The Parkhead area of Glasgow is the most education deprived zone in Scotland, according to the latest index of multiple deprivation.
Of the five zones, four are in Glasgow City and the other in North Lanarkshire.
Education deprivation is measured by pupil absences, exam attainment in S4, the number of working-age people with no qualifications, the proportion of 17 to 21-year-olds enrolling in higher education, and the proportion of 16 to 18-year-olds not in full-time education.
Glasgow contains 44 per cent of the 15 per cent most education deprived zones in Scotland, but its position has improved compared with two years ago when it had nearly 49 per cent. It is followed by Dundee City with 31 per cent.

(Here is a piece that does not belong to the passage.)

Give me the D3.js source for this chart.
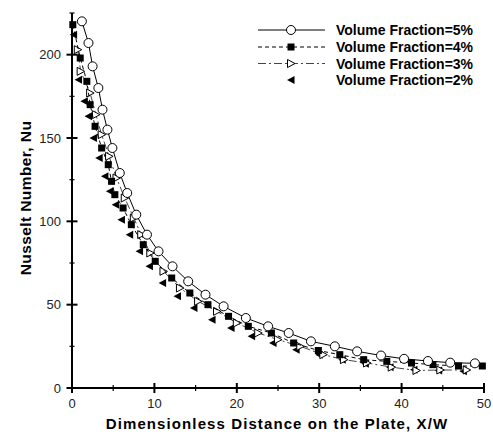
<!DOCTYPE html>
<meta charset="utf-8">
<style>
  body { margin: 0; background: #fff; }
  text { font-family: "Liberation Sans", Arial, sans-serif; }
</style>
<svg width="493" height="435"></svg>
<script src="https://d3js.org/d3.v7.min.js"></script>
<script>
    // values
    var x5 = [1.2, 2.0, 2.5, 3.2, 3.7, 4.3, 4.9, 5.8, 6.7, 7.8, 9.1, 10.5, 12.2, 14.1, 16.2, 18.4, 21.1, 23.8, 26.3, 29.0, 31.9, 34.6, 37.5, 40.3, 43.2, 45.9, 48.9];
    var y5 = [220, 207, 193, 180, 167, 155, 144, 129, 117, 104, 92, 82, 73, 64, 56, 49, 42, 37, 33, 28, 25, 22, 19.5, 17.5, 16.2, 15.2, 14.8];

    var x4 = [0.1, 1.0, 1.8, 2.2, 2.8, 3.6, 4.4, 4.8, 5.2, 6.2, 7.2, 8.65, 10.1, 12.1, 14.3, 16.5, 19.0, 21.4, 24.2, 26.9, 29.9, 32.5, 35.4, 38.2, 41.2, 43.8, 46.9, 49.8];
    var y4 = [218, 198, 184, 170, 157, 144, 134, 124, 116, 108, 98, 86, 76, 66, 57, 50, 43, 37, 33, 27, 22.5, 20, 17, 16, 15, 14, 13.2, 13.2];

    var x3 = [0.7, 1.05, 2.2, 2.9, 3.6, 4.5, 5.4, 6.4, 7.5, 8.4, 9.5, 11.1, 13.1, 15.3, 17.6, 20.0, 22.6, 25.0, 27.7, 30.5, 33.0, 35.8, 38.8, 41.8, 44.7, 47.9];
    var y3 = [203, 190, 177, 164, 152, 139, 126, 114, 102, 92, 81, 70, 60, 52, 46, 39, 33, 29, 25, 20, 17, 15, 12.5, 10.5, 10.8, 10.8];

    var x2 = [0.2, 0.8, 1.5, 2.0, 2.6, 3.3, 4.0, 4.6, 5.3, 6.0, 7.0, 8.2, 9.4, 11.0, 12.8, 14.8, 17.0, 19.3, 21.8, 24.4, 27.2, 30.0, 32.8, 35.6, 38.6, 41.5, 44.5, 47.5];
    var y2 = [212, 185, 172, 163, 150, 138, 127, 118, 110, 101, 92, 82, 73, 63, 55, 48, 41, 36, 31, 27, 23, 20, 17, 14.5, 12.5, 11, 10.5, 10];

    var legendLabels = ["Volume Fraction=5%", "Volume Fraction=4%", "Volume Fraction=3%", "Volume Fraction=2%"];
    var xTicks = [0, 10, 20, 30, 40, 50];
    var yTicks = [0, 50, 100, 150, 200];
</script>
<script>
    var svg = d3.select("svg");
    var x = d3.scaleLinear().domain([0, 50]).range([72, 484]);
    var y = d3.scaleLinear().domain([0, 225]).range([388, 13]);

    function zip(xs, ys) {
        return xs.map(function (d, i) { return [d, ys[i]]; });
    }

    var series = [
        {pts: zip(x5, y5), marker: "circle", dash: null, stroke: "#000"},
        {pts: zip(x4, y4), marker: "square", dash: "4,3", stroke: "#000"},
        {pts: zip(x3, y3), marker: "triR", dash: "8,3,2,3", stroke: "#444"},
        {pts: zip(x2, y2), marker: "triL", dash: "none", stroke: null}
    ];

    var line = d3.line()
        .x(function (d) { return x(d[0]); })
        .y(function (d) { return y(d[1]); });

    function drawMarker(g, type, cx, cy) {
        if (type === "circle") {
            g.append("circle").attr("cx", cx).attr("cy", cy).attr("r", 4.5)
                .attr("fill", "#fff").attr("stroke", "#000").attr("stroke-width", 1);
        } else if (type === "square") {
            g.append("rect").attr("x", cx - 3.5).attr("y", cy - 3.5).attr("width", 7).attr("height", 7)
                .attr("fill", "#000");
        } else if (type === "triR") {
            g.append("path").attr("d", "M" + (cx - 3.5) + "," + (cy - 4) + "L" + (cx + 4) + "," + cy + "L" + (cx - 3.5) + "," + (cy + 4) + "Z")
                .attr("fill", "#fff").attr("stroke", "#000").attr("stroke-width", 1);
        } else {
            g.append("path").attr("d", "M" + (cx + 3.5) + "," + (cy - 4) + "L" + (cx - 4) + "," + cy + "L" + (cx + 3.5) + "," + (cy + 4) + "Z")
                .attr("fill", "#000");
        }
    }

    // series: draw in reverse so 5% sits on top
    series.slice().reverse().forEach(function (s) {
        var g = svg.append("g");
        if (s.stroke) {
            g.append("path").attr("d", line(s.pts)).attr("fill", "none")
                .attr("stroke", s.stroke).attr("stroke-width", 1)
                .attr("stroke-dasharray", s.dash);
        }
        s.pts.forEach(function (p) { drawMarker(g, s.marker, x(p[0]), y(p[1])); });
    });

    // axes
    var axG = svg.append("g");
    axG.append("line").attr("x1", x(0)).attr("x2", x(50)).attr("y1", y(0)).attr("y2", y(0))
        .attr("stroke", "#000").attr("stroke-width", 2);
    axG.append("line").attr("x1", x(0)).attr("x2", x(0)).attr("y1", y(0)).attr("y2", y(225))
        .attr("stroke", "#000").attr("stroke-width", 2);

    d3.range(0, 51, 5).forEach(function (v) {
        var major = v % 10 === 0, len = major ? 5 : 3;
        axG.append("line").attr("x1", x(v)).attr("x2", x(v)).attr("y1", y(0) - len).attr("y2", y(0) + len)
            .attr("stroke", "#000").attr("stroke-width", major ? 2 : 1.2);
    });
    d3.range(0, 226, 25).forEach(function (v) {
        var major = v % 50 === 0, len = major ? 5.5 : 2.5;
        axG.append("line").attr("x1", x(0) - len).attr("x2", x(0) + len).attr("y1", y(v)).attr("y2", y(v))
            .attr("stroke", "#000").attr("stroke-width", major ? 2 : 1.2);
    });

    axG.selectAll(".xt").data(xTicks).enter().append("text")
        .attr("x", function (d) { return x(d); }).attr("y", 408)
        .attr("text-anchor", "middle").attr("font-size", 13).attr("fill", "#222")
        .text(function (d) { return d; });
    axG.selectAll(".yt").data(yTicks).enter().append("text")
        .attr("x", 61).attr("y", function (d) { return y(d) + 4.5; })
        .attr("text-anchor", "end").attr("font-size", 13).attr("fill", "#222")
        .text(function (d) { return d; });

    svg.append("text").attr("x", 277).attr("y", 429).attr("text-anchor", "middle")
        .attr("font-size", 15).attr("font-weight", "bold").attr("letter-spacing", 1.1)
        .text("Dimensionless Distance on the Plate, X/W");
    svg.append("text").attr("transform", "translate(31,198) rotate(-90)").attr("text-anchor", "middle")
        .attr("font-size", 15.5).attr("font-weight", "bold").attr("letter-spacing", 0.4)
        .text("Nusselt Number, Nu");

    // legend
    var legY = [30, 47, 63.5, 80];
    legendLabels.forEach(function (lab, i) {
        var s = series[i], g = svg.append("g");
        if (s.stroke) {
            g.append("line").attr("x1", 258).attr("x2", 325).attr("y1", legY[i]).attr("y2", legY[i])
                .attr("stroke", s.stroke).attr("stroke-width", 1).attr("stroke-dasharray", s.dash);
        }
        drawMarker(g, s.marker, 291, legY[i]);
        g.append("text").attr("x", 336).attr("y", legY[i] + 5)
            .attr("font-size", 14).attr("font-weight", "bold").text(lab);
    });
</script>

Glasgow, Inverclyde, North Lanarkshire and West Lothian have shown a relative decrease in education deprivation, while South Lanarkshire, Falkirk and Dundee City have shown a relative increase.
Steven Purcell, leader of Glasgow City Council, said the index showed the city was winning its fight against poverty: "It takes great effort to turn the tide in terms of school leaver destinations."
But only 10 per cent of Glasgow's school-leavers were going straight into unemployment compared with 20 per cent a few years ago and 40 per cent 10 years ago.
A number of schools that would normally have been at the bottom of league tables, given the correlation between poverty and attainment, were now at the top in terms of positive destinations for school-leavers, Councillor Purcell said.
He cited St Andrew's Secondary in Carntyne, where 28 per cent of pupils were going into higher education this year: "That is a remarkable figure for one of the most deprived intakes in the city."
The job of tackling Glasgow's deprivation was not half-finished, Councillor Purcell added. He wanted to focus on the connection between health and educational performance, and the importance of getting agencies working much more closely together.
Murdo Fraser, the Scottish Conservatives' deputy leader and enterprise spokesman, said the multiple causes of deprivation, including low educational standards, required an entirely new approach. He called for a close partnership with the voluntary sector, "which has had a raw deal for the last seven years under Labour and the Lib Dems".
Christine Grahame, the Scottish National Party's social justice spokeswoman, said it was "a disgrace" that a quarter of children were still living in poverty in an energy-rich nation like Scotland.